Razzia in Oberrasen
Die Carabinieri-Sondereinheit NAS führte am Samstag am Rande des Biathlon-Weltcups in Antholz eine Antidoping-Razzia durch. Das Ziel: Eine Unterkunft, in der das Team Kasachstans untergebracht war. Das Ergebnis: Negativ.
Von Thomas Vikoler
Die Ermittler der Carabinieri-Sondereinheit kamen in erheblicher Zahl und waren auf der Spur eines potentiellen Dopingskandals im Biathlon-Sport. Und das wenige Wochen vor den Olympischen Spielen in Pyeongchang. Die Beamten der in Trient stationierten Gesundheitsabteilung NAS waren ausgestattet mit einem Durchsuchungsbefehl der Staatsanwaltschaft Bozen und trafen am Samstagvormittag in Oberrasen, Gemeinde Rasen-Antholz auf.
Ihr Ziel: Das Residence Montana, wo das Team Kasachstans untergebracht war. Athleten, Betreuer, Trainer. Insgesamt 21 Personen, deren Namen allesamt auf dem Durchsuchungsbefehl angeführt sind. Gegen sie ermittelt die Staatsanwaltschaft formell wegen eines möglichen Verstoßes gegen das strenge italienische Antidoping-Gesetz aus dem Jahre 2000.
Die Durchsuchung in der Pension in Oberrasen dauerte mehrere Stunden und fand am Rande des viertägigen Biathlon-Weltcups in Antholz statt. Die gesamte Biathlon-Welt war dort versammelt, wie erwartet auch das Team aus Kasachstan, das nicht zu den stärksten Nationen beim Wettkampf zwischen Loipe und Schießstand gehört.
Der Internationale Biathlon-Verband IBU stand jahrelang im Verdacht, nicht genug gegen das Doping zu unternehmen.
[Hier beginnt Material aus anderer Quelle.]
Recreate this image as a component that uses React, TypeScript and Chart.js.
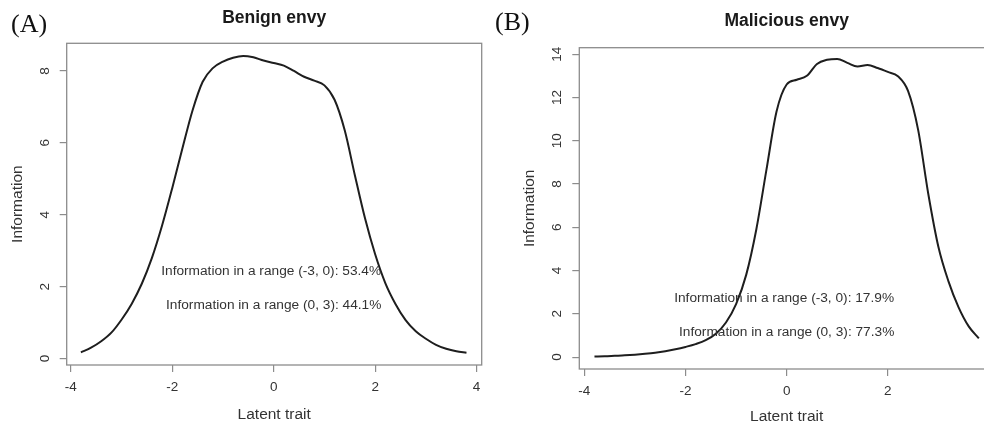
import React, { useEffect, useRef } from "react";
import { Chart, registerables } from "chart.js";

Chart.register(...registerables);

// ---------- data ----------
const thetaA = [-3.8, -3.6, -3.4, -3.2, -3.0, -2.8, -2.6, -2.4, -2.2, -2.0, -1.8, -1.6, -1.4, -1.2, -1.0, -0.8, -0.6, -0.4, -0.2, 0, 0.2, 0.4, 0.6, 0.8, 1.0, 1.2, 1.4, 1.6, 1.8, 2.0, 2.2, 2.4, 2.6, 2.8, 3.0, 3.2, 3.4, 3.6, 3.8];
const infoA = [0.17, 0.3, 0.48, 0.72, 1.08, 1.52, 2.08, 2.8, 3.7, 4.74, 5.84, 6.9, 7.7, 8.08, 8.26, 8.37, 8.42, 8.38, 8.29, 8.22, 8.15, 8.0, 7.84, 7.73, 7.6, 7.2, 6.35, 5.1, 3.9, 2.9, 2.1, 1.52, 1.07, 0.76, 0.55, 0.38, 0.27, 0.2, 0.16];

const thetaB = [-3.8, -3.6, -3.4, -3.2, -3.0, -2.8, -2.6, -2.4, -2.2, -2.0, -1.8, -1.6, -1.4, -1.2, -1.0, -0.8, -0.6, -0.4, -0.2, 0, 0.2, 0.4, 0.6, 0.8, 1.0, 1.2, 1.4, 1.6, 1.8, 2.0, 2.2, 2.4, 2.6, 2.8, 3.0, 3.2, 3.4, 3.6, 3.8];
const infoB = [0.03, 0.04, 0.06, 0.08, 0.11, 0.15, 0.2, 0.27, 0.36, 0.47, 0.6, 0.78, 1.08, 1.6, 2.45, 3.8, 5.9, 8.65, 11.35, 12.6, 12.82, 13.0, 13.55, 13.74, 13.78, 13.6, 13.43, 13.5, 13.36, 13.18, 12.98, 12.3, 10.5, 7.55, 5.1, 3.5, 2.3, 1.42, 0.87];

const xTicks = [-4, -2, 0, 2, 4];
const yTicksA = [0, 2, 4, 6, 8];
const yTicksB = [0, 2, 4, 6, 8, 10, 12, 14];

const titleA = "Benign envy";
const titleB = "Malicious envy";
const panelA = "(A)";
const panelB = "(B)";
const xLabel = "Latent trait";
const yLabel = "Information";

const notesA = ["Information in a range (-3, 0): 53.4%", "Information in a range (0, 3): 44.1%"];
const noteXA = [-0.05, 0];
const noteYA = [2.43, 1.48];
const notesB = ["Information in a range (-3, 0): 17.9%", "Information in a range (0, 3): 77.3%"];
const noteXB = [-0.05, 0];
const noteYB = [2.73, 1.16];

// ---------- chart builder ----------
const FONT = "'Liberation Sans', Arial, sans-serif";

type PanelCfg = {
  xs: number[];
  ys: number[];
  yTicks: number[];
  title: string;
  notes: string[];
  noteX: number[];
  noteY: number[];
  xMin: number;
  xMax: number;
  yMin: number;
  yMax: number;
  yAxisWidth: number;
  xAxisHeight: number;
  padRight: number;
  titlePadTop: number;
  titlePadBottom: number;
  yTickPad: number;
  yTitlePad: number;
  xTitlePad: number;
};

function makeChart(canvas: HTMLCanvasElement, p: PanelCfg) {
  const boxPlugin = {
    id: "rbox",
    afterDraw(chart: any) {
      const { ctx, chartArea } = chart;
      ctx.save();
      ctx.strokeStyle = "#8c8c8c";
      ctx.lineWidth = 1.3;
      ctx.strokeRect(chartArea.left, chartArea.top, chartArea.right - chartArea.left, chartArea.bottom - chartArea.top);
      ctx.restore();
    },
  };
  const notesPlugin = {
    id: "notes",
    afterDatasetsDraw(chart: any) {
      const { ctx } = chart;
      const xs = chart.scales.x;
      const ys = chart.scales.y;
      ctx.save();
      ctx.font = `13.7px ${FONT}`;
      ctx.fillStyle = "#333";
      ctx.textAlign = "center";
      ctx.textBaseline = "middle";
      p.notes.forEach((t, i) => {
        ctx.fillText(t, xs.getPixelForValue(p.noteX[i]), ys.getPixelForValue(p.noteY[i]));
      });
      ctx.restore();
    },
  };

  const gridOpts = {
    display: true,
    drawOnChartArea: false,
    drawTicks: true,
    tickLength: 7,
    color: "#8c8c8c",
    lineWidth: 1.2,
  };

  return new Chart(canvas, {
    type: "line",
    data: {
      datasets: [
        {
          data: p.xs.map((x, i) => ({ x, y: p.ys[i] })),
          borderColor: "#1e1e1e",
          borderWidth: 2,
          pointRadius: 0,
          fill: false,
          cubicInterpolationMode: "monotone",
        },
      ],
    },
    options: {
      animation: false,
      responsive: false,
      devicePixelRatio: 1,
      events: [],
      layout: { padding: { left: 0, right: p.padRight, top: 0, bottom: 0 } },
      plugins: {
        legend: { display: false },
        tooltip: { enabled: false },
        title: {
          display: true,
          text: p.title,
          fullSize: false,
          color: "#1a1a1a",
          font: { family: FONT, size: 17.5, weight: "bold" },
          padding: { top: p.titlePadTop, bottom: p.titlePadBottom },
        },
      },
      scales: {
        x: {
          type: "linear",
          min: p.xMin,
          max: p.xMax,
          afterBuildTicks: (s: any) => {
            s.ticks = xTicks.map((v) => ({ value: v }));
          },
          afterFit: (s: any) => {
            s.height = p.xAxisHeight;
            s.paddingLeft = 0;
            s.paddingRight = 0;
          },
          grid: gridOpts,
          border: { display: false },
          ticks: {
            minRotation: 0,
            maxRotation: 0,
            padding: 7,
            color: "#333",
            font: { family: FONT, size: 13.5 },
          },
          title: {
            display: true,
            text: xLabel,
            color: "#333",
            font: { family: FONT, size: 15.5 },
            padding: { top: 0, bottom: p.xTitlePad },
          },
        },
        y: {
          type: "linear",
          min: p.yMin,
          max: p.yMax,
          afterBuildTicks: (s: any) => {
            s.ticks = p.yTicks.map((v) => ({ value: v }));
          },
          afterFit: (s: any) => {
            s.width = p.yAxisWidth;
            s.paddingTop = 0;
            s.paddingBottom = 0;
          },
          grid: gridOpts,
          border: { display: false },
          ticks: {
            minRotation: 90,
            maxRotation: 90,
            crossAlign: "center",
            padding: p.yTickPad,
            color: "#333",
            font: { family: FONT, size: 13.5 },
          },
          title: {
            display: true,
            text: yLabel,
            color: "#333",
            font: { family: FONT, size: 15.5 },
            padding: { top: p.yTitlePad, bottom: 0 },
          },
        },
      },
    },
    plugins: [boxPlugin, notesPlugin],
  } as any);
}

const cfgA: PanelCfg = {
  xs: thetaA,
  ys: infoA,
  yTicks: yTicksA,
  title: titleA,
  notes: notesA,
  noteX: noteXA,
  noteY: noteYA,
  xMin: -4.08,
  xMax: 4.1,
  yMin: -0.18,
  yMax: 8.77,
  yAxisWidth: 66.7,
  xAxisHeight: 62,
  padRight: 10.3,
  titlePadTop: 7.5,
  titlePadBottom: 14.8,
  yTickPad: 11,
  yTitlePad: 8,
  xTitlePad: 2.7,
};

const cfgB: PanelCfg = {
  xs: thetaB,
  ys: infoB,
  yTicks: yTicksB,
  title: titleB,
  notes: notesB,
  noteX: noteXB,
  noteY: noteYB,
  xMin: -4.1,
  xMax: 4.1,
  yMin: -0.55,
  yMax: 14.3,
  yAxisWidth: 87.3,
  xAxisHeight: 58,
  padRight: 18,
  titlePadTop: 10.5,
  titlePadBottom: 16.2,
  yTickPad: 7.8,
  yTitlePad: 28.4,
  xTitlePad: 0.7,
};

function Panel({ cfg, left, width }: { cfg: PanelCfg; left: number; width: number }) {
  const ref = useRef<HTMLCanvasElement | null>(null);
  useEffect(() => {
    if (!ref.current) return;
    const chart = makeChart(ref.current, cfg);
    return () => chart.destroy();
  }, [cfg]);
  return (
    <canvas
      ref={ref}
      width={width}
      height={427}
      style={{ position: "absolute", left, top: 0, width, height: 427 }}
    />
  );
}

const panelLabelStyle: React.CSSProperties = {
  position: "absolute",
  fontFamily: "'Liberation Serif', 'Times New Roman', serif",
  fontSize: 26,
  lineHeight: "26px",
  color: "#111",
  whiteSpace: "nowrap",
};

export default function App() {
  return (
    <div
      style={{
        position: "fixed",
        left: 0,
        top: 0,
        width: 984,
        height: 427,
        overflow: "hidden",
        background: "#fff",
      }}
    >
      <Panel cfg={cfgA} left={0} width={492} />
      <Panel cfg={cfgB} left={492} width={520} />
      <div style={{ ...panelLabelStyle, left: 11, top: 10.5 }}>{panelA}</div>
      <div style={{ ...panelLabelStyle, left: 495, top: 8.9 }}>{panelB}</div>
    </div>
  );
}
In dieser Saison verschärfte die Internationale Biathlon Union ihre Bemühungen gegen die Verwendung von verbotenen leistungssteigernden Substanzen.
In diesem Zusammenhang ist die Razzia in Oberrasen am Rande des Biathlon-Wettkampfs zu sehen. Den die Anzeige, welche zur Einleitung eines Strafverfahren gegen 21 Mitglieder des Teams Kasachstan führte, kommt vom Anwalt des Weltverbandes IBU.
Dieser ist nach Informationen der TAGESZEITUNG von der Staatsanwaltschaft Innsbruck auf ein potentielles Dopingvergehen hingewiesen worden.
Gesucht haben die NAS-Beamten in der Unterkunft der kasachischen Delegation nach zwei auf der Dopingliste stehende Substanzen: Erstens Nikathamid, ein Psychostimulans, das eine Stimulation des Atems und Kreislaufs bewirkt. Der bekannteste Dopingfall mit dem Einsatz Nikethamid. Die frühere amerikanische Sprint-Weltmeisterin Torri Edwards wurde 2004 der Einnahme von Nikethamid überführt und für zwei Jahre gesperrt.
Die zweite gesuchte Substanz heißt Prednisolon, ein entzündungshemmendes Kortikosteroid, das auch – zum Teil mit ärztlicher Erlaubnis (TUE) – von Radsportlern verwendet wird. Ohne ärztliche Verschreibung ist es für Profi-Sportler verboten. Erst vor vier Tagen wurde bekannt, dass der südafrikanische Triathlet Henri Schoeman, überraschender Gewinner der Bronzemedaille in Rio 2016, wegen eines nachträglich festgestellten erhöhten Prednisolon-Werts unter Dopingverdacht geraten ist. Öffentlich gemacht hat dies die russische Hackergruppe Fancy Bear.
Die Ermittler aus Trient gingen in Oberrasen also einem sehr konkreten Verdacht nach.
Doch der hat sich (bisher) nicht erhärtet: Das Ergebnis der Razzia war negativ. Es wurden keinerlei verbotene Substanzen gefunden. Das einzige Fundstück, das die Carabinieri zur Analyse mitnahmen: Eine ausgetrunkene Flasche Vodka.
Die kasachischen Funktionäre bestritten gegenüber jegliche Verwicklung ihrer Athleten in Doping-Aktivitäten, dies sagen auch die beiden hiesigen Pflichtverteidiger Manuela Obojes und Martin Fill.
Die Ermittlung der Staatsanwaltschaft Bozen ist damit freilich nicht abgeschlossen. Der Wink aus Innsbruck war zu konkret. Das kasachische Team ist in der Zwischenzeit freilich aus Antholz abgereist.